姥姥走了,伤痛却没有走。在阴霾笼罩的时日里,从不相信鬼神的妈妈和我便开始了对“灵异世界”的探索。探索的途径是恐怖电影,灵异网站和道听途说。现在想起来实在荒唐,可在当时确是急不可待想要了解的事情。人走的时候灵魂在做什么,他们将去往哪里,所谓的“灵异世界”是否依然有日月更替和四季变化……这些问题都归结在一个核心上:去世了的姥姥过得好不好。
与其说是亲人想了解死者的生活,不如说是亲人想借助死者来安慰自己无法忍受的伤痛。因为死者而伤痛,因为死者而心灵舒畅。长期的牵挂和欲望折磨了妈妈和我的夜晚。没错,我们做梦。梦更了解我们想要一种什么样的结果,在梦里我们看到姥姥并不是躺在病床上呻吟,而是面颊红润健步如飞,她坐在炕头上剪纸,在街坊邻居家串门,做着她在生命最后的几年里无法做到的事情。醒来后我们交流梦里的场景,最后舒心地笑了:她过得很好,无病无痛身体棒,有吃有穿不孤单。
但是不孤单的姥姥也会有牵挂。偶尔家里电压不稳,电灯明明暗暗地闪过,妈妈会一骨碌从床上爬起:“妈,你回来了?”手机和MP3放在一起会有电磁干扰,窝在被窝里的我会赶紧摘下耳机瞪大眼睛盯着黑黢黢的房间看:“姥姥,是你吗?”
姥姥的牵挂让妈妈回忆起了她和她妈妈的事。小脚的姥姥一腿立在地上,一腿立在碾子上,腿上坐着小小的妈妈,姥姥的胳膊紧紧怀抱着她,一口一口地喂食。我也忆着我和姥姥的故事,我怎么和她吵架,她怎么疼我。
这样姥姥又活了起来,她就在我们的身边,时刻都没有离去。
妈妈说,姥姥都不在这个世界了还总这么牵挂着,我们要生活地好好的,让她别操心,让她不要那么累。

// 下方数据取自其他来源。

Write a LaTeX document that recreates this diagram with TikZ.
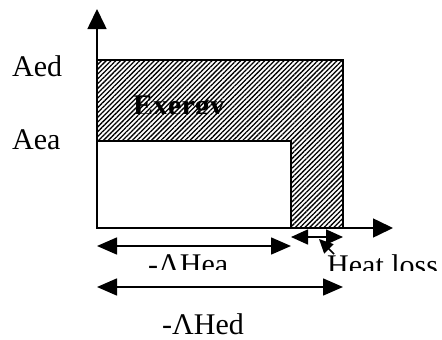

我也懂了。我得相信姥姥的“灵异世界”,相信她在那里看着我们,希望我们生活地好好的。这和相信不相信鬼神没有关系。
死者已矣,生者如斯。姥姥已不可能再在这活人的世界搞出什么动静,她的“灵异”存在于后代的记忆里,存在于他们举手投足之间。一场梦醒,她的生命将在后代那里继续!